I was poking through award books yesterday, thinking to myself that there is a formula for ads that win awards…that there is a specific style and tone that always seems to do well when award season comes around. Not that there is anything wrong with that, of course, but only if, and I channel Alan Wolk here, your target isan upscale urban 30something white male hipster.
If that is your target then your award-winning ad is sure to be as effective as it is creative.
If that is not your target then perhaps the advertising is as self-serving as it is unoriginally templated to the One Show format.
I say all of this not because I don’t like the ads in the award books. I do (though, of course, I am an urban 20something white male hipster). It’s just that if an ad doesn’t hit the highlight points that please the One Show judges, it’s it isn’t the very specific type of creative that catches their eye, it’s just not going to win. Even if it is dripping with creativity beyond cool visuals and a wearily post-modern headline.
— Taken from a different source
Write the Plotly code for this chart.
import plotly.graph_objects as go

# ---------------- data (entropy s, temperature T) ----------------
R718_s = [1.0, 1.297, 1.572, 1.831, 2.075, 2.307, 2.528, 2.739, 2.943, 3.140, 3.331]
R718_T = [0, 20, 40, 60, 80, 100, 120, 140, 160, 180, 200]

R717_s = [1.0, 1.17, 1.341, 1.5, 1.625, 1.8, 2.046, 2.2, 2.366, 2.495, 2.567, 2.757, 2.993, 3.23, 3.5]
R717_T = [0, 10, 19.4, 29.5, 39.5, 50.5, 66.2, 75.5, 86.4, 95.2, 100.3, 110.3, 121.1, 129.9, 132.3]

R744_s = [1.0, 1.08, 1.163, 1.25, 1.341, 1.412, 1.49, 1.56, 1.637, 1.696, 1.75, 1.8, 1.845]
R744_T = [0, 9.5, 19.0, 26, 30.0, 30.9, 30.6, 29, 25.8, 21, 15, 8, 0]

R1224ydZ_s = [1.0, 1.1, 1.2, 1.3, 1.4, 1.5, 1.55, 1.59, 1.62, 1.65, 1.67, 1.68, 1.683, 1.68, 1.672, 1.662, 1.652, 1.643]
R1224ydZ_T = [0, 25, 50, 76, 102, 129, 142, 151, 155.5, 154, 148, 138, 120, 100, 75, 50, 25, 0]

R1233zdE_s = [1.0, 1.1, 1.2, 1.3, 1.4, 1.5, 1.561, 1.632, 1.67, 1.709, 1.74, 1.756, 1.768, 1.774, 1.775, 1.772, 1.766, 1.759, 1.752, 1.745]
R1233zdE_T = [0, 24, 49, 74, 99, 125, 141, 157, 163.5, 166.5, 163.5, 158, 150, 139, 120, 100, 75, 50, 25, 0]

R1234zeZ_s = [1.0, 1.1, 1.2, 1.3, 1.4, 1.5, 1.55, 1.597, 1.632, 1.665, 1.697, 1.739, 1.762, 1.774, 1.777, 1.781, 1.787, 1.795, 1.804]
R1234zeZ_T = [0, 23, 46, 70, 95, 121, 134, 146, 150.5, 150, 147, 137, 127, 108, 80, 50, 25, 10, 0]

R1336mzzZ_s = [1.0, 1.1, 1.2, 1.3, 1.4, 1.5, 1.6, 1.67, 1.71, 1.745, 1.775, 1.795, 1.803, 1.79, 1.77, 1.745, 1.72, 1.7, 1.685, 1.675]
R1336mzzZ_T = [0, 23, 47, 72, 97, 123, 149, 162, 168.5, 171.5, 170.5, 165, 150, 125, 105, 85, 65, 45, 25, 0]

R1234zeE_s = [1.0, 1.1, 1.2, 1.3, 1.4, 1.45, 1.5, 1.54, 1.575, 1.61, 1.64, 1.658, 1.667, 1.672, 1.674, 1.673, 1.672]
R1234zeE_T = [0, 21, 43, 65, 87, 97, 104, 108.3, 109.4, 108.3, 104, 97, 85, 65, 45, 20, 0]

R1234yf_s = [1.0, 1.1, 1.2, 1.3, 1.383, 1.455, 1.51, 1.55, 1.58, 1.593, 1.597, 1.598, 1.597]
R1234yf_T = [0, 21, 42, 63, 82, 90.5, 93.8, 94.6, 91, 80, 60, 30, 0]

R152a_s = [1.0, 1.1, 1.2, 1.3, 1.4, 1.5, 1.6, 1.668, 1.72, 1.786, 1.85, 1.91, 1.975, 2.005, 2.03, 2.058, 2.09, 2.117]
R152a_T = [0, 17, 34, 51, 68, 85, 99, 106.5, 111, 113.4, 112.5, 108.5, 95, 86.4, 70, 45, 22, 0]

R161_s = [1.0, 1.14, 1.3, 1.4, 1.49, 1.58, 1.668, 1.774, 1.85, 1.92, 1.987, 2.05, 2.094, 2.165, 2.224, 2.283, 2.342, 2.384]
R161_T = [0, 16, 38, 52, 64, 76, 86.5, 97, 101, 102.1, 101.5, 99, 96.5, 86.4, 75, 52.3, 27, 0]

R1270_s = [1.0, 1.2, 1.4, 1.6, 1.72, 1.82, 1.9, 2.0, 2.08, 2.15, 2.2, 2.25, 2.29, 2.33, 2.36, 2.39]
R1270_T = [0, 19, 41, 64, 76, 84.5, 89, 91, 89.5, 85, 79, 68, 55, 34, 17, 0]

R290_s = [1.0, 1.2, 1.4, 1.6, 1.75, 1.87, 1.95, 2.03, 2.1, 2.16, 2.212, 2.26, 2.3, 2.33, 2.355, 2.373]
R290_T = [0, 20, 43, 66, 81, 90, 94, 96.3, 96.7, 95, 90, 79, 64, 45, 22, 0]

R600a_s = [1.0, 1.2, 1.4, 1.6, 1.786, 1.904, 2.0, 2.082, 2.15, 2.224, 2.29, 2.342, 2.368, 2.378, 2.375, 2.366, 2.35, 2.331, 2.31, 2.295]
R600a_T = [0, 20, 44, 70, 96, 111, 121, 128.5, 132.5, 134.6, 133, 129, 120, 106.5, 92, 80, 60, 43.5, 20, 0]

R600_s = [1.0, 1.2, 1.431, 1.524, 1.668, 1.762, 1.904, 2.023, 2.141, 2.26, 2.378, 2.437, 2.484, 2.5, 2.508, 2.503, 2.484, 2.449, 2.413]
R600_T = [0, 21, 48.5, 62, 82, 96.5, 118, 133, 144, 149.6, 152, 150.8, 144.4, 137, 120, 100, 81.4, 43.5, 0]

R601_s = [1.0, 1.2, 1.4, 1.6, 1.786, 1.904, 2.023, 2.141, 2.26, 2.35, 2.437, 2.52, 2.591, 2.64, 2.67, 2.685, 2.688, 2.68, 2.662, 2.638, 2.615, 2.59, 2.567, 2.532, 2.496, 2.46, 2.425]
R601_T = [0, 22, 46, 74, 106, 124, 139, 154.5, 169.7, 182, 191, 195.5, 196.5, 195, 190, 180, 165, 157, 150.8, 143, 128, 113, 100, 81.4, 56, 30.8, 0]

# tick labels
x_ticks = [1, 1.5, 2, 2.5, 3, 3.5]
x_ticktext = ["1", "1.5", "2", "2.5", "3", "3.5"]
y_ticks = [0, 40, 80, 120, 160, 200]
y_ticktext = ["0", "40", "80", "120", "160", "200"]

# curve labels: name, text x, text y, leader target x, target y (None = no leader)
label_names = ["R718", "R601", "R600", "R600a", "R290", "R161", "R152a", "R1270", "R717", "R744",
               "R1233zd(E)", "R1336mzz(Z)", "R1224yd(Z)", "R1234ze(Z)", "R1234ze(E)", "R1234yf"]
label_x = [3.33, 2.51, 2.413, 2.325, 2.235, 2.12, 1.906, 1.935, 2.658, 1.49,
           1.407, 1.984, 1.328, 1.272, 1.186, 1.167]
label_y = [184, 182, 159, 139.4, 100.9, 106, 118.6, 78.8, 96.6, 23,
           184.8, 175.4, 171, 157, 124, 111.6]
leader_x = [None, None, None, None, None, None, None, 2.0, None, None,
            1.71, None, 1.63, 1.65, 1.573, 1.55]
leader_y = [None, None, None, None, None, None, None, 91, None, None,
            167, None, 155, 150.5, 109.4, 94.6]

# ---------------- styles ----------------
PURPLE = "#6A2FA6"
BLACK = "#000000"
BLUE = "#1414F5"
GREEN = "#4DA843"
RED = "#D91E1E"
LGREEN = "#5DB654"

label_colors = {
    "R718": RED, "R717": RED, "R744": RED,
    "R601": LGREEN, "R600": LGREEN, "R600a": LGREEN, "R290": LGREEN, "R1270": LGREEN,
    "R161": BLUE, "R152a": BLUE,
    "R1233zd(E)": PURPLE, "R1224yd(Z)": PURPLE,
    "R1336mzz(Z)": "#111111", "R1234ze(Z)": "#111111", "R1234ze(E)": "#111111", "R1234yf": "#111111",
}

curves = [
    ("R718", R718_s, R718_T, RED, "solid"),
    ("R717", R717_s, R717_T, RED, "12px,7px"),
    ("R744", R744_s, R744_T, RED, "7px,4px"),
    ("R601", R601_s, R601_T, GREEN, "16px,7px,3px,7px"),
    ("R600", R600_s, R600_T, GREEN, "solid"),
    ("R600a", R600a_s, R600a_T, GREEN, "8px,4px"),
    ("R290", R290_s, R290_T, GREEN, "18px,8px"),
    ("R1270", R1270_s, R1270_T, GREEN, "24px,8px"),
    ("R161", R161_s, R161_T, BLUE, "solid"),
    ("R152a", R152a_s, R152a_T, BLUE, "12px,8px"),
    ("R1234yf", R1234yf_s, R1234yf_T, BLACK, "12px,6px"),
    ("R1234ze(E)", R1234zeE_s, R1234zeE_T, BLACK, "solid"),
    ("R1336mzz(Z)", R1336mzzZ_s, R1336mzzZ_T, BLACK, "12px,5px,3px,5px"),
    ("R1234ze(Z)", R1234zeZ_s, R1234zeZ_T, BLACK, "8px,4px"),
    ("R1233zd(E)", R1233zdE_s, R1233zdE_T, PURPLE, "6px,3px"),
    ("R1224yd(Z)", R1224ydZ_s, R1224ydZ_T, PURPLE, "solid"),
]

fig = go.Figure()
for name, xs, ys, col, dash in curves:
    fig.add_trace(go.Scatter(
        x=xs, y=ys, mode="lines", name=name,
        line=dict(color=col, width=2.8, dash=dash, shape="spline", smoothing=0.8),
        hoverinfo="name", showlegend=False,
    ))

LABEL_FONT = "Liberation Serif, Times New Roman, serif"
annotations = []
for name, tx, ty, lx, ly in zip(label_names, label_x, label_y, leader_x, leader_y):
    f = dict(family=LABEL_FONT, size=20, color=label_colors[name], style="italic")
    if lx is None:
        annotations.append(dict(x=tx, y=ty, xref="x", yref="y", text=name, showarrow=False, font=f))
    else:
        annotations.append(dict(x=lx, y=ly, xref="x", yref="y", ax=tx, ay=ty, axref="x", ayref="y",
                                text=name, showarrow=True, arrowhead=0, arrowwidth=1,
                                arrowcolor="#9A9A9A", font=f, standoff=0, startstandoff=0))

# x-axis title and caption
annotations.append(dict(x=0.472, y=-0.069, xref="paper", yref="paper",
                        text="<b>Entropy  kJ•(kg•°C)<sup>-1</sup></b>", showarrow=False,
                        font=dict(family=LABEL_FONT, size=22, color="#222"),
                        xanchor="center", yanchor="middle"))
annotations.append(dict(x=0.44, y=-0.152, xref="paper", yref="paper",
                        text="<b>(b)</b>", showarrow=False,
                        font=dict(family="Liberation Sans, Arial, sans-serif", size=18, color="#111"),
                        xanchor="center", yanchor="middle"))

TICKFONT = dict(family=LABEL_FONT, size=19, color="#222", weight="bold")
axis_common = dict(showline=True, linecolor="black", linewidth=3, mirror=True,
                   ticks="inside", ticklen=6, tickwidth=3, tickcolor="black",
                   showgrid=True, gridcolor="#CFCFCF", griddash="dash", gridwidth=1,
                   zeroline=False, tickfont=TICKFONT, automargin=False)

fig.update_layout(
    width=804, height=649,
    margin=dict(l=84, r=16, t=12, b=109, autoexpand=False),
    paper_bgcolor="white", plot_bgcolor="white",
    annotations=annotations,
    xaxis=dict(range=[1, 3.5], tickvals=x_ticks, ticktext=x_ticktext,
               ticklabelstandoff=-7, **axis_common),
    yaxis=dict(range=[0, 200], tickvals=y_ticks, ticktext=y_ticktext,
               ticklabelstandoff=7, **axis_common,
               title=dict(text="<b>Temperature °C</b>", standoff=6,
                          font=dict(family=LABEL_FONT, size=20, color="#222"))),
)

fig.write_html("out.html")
Like this outdoor campaign I came across at Drew MeLellan’s blog:
Agency Crowley Webb bought a single billboard location and ran this series of ads, a new one put up every week on the Monday, for the Irish pub Garcia’s.
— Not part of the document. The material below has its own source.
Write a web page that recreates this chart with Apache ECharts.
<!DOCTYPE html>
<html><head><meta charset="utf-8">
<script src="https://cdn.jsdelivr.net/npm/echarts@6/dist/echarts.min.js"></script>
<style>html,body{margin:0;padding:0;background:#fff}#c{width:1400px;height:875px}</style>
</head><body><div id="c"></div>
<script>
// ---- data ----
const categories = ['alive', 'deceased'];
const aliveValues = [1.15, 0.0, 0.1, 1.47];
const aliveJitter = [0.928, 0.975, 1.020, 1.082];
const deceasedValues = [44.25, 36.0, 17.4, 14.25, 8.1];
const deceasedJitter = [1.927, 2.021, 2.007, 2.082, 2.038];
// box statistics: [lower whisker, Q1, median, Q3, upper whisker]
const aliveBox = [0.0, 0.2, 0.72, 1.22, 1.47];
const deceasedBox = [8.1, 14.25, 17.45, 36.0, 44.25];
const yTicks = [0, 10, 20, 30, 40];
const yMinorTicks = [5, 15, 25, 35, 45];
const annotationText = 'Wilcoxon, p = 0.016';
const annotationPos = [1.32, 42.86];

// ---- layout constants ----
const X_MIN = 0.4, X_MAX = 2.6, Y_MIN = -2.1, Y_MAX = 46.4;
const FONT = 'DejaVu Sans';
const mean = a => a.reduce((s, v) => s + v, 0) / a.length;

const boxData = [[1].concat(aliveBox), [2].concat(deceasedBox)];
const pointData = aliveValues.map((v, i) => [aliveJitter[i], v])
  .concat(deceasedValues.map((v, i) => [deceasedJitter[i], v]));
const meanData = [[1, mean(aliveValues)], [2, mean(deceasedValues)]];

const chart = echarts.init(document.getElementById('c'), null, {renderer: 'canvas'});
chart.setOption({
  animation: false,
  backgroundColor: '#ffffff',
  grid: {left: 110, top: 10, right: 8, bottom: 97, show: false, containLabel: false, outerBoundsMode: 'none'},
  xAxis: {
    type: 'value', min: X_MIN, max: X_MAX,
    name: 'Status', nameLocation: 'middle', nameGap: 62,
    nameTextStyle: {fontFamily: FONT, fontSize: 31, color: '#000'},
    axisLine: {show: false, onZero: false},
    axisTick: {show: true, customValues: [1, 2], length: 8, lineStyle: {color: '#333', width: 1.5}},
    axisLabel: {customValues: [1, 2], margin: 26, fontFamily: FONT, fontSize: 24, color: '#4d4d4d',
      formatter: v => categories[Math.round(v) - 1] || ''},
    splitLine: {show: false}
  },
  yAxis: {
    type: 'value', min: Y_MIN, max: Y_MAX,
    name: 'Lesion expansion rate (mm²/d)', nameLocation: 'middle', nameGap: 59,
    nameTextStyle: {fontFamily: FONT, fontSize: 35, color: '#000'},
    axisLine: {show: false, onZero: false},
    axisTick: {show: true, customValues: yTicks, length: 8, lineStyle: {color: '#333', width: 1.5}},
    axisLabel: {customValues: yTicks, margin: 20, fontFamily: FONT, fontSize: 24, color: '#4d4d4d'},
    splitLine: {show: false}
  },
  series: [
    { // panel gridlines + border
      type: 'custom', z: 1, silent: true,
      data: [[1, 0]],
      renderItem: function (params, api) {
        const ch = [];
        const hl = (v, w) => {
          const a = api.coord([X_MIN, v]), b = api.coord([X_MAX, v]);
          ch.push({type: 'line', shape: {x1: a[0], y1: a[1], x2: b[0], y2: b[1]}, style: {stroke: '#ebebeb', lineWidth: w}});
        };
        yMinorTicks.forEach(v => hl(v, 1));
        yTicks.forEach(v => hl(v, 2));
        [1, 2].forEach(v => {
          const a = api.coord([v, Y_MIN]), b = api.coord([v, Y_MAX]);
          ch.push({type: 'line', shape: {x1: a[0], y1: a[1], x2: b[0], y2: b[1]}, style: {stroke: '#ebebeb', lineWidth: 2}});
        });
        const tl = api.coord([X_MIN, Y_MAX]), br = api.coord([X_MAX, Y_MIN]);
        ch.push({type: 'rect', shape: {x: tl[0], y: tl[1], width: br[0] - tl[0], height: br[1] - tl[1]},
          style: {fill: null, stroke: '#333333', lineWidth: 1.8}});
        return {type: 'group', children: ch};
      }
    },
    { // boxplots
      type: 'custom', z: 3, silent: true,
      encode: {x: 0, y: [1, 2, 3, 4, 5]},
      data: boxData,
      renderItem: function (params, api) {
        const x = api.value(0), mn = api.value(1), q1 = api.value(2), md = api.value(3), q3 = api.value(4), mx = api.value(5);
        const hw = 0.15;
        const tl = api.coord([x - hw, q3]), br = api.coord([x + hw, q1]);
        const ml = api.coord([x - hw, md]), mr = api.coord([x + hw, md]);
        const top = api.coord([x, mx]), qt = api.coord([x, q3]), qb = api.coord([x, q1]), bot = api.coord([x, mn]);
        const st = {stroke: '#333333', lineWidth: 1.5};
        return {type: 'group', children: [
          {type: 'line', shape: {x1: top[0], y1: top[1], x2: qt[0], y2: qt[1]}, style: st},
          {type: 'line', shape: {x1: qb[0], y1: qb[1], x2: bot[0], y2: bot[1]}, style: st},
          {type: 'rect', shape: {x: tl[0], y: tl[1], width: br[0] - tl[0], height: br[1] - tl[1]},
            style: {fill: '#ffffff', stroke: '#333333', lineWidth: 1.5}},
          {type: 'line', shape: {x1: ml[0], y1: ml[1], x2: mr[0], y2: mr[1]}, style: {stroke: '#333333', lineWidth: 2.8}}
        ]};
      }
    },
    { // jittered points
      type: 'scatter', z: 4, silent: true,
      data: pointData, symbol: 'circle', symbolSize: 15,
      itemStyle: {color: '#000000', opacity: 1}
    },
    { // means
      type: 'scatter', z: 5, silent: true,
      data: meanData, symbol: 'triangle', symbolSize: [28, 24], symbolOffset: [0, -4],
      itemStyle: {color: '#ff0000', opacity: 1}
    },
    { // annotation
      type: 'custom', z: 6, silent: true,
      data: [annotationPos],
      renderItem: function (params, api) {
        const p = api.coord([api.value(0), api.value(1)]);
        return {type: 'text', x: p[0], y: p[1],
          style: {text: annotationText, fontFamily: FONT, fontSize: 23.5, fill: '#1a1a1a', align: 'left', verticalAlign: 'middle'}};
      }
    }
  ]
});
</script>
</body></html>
The first cardinal sin of this campaign (besides being of 1989 vintage), is that it is local advertising…in Buffalo. That’s not even Manhattan. Strike one.
The second cardinal sin is one of composition – there is nothing short, punchy, pithy or oh-so-clever about the headlines, there is no compelling visual or product shot and the brand name (!) is in the headline copy. Not sexy. Strike two.
Finally, the campaign was done by a small agency…agencies like that, the ones that don’t have the budget to wine and dine the trades, that ones that the award show judges don’t care about because “they would never work there,” the ones that don’t enter every award show with thousands of entries because they can’t afford the fees and don’t have the scale anyway, agencies like that don’t often sweep the coveted creative awards shows. Strike three.
Sure, it won an Obie award.
Enough railing against the awards shows, the point of the post is to call out a great campaign…the creative thinking behind this, of how to use OOH, how to tell a story in a static environment and how to wrap consumers up Garcia’s is all top drawer.
Who cares if it didn’t win with the hipster judging set?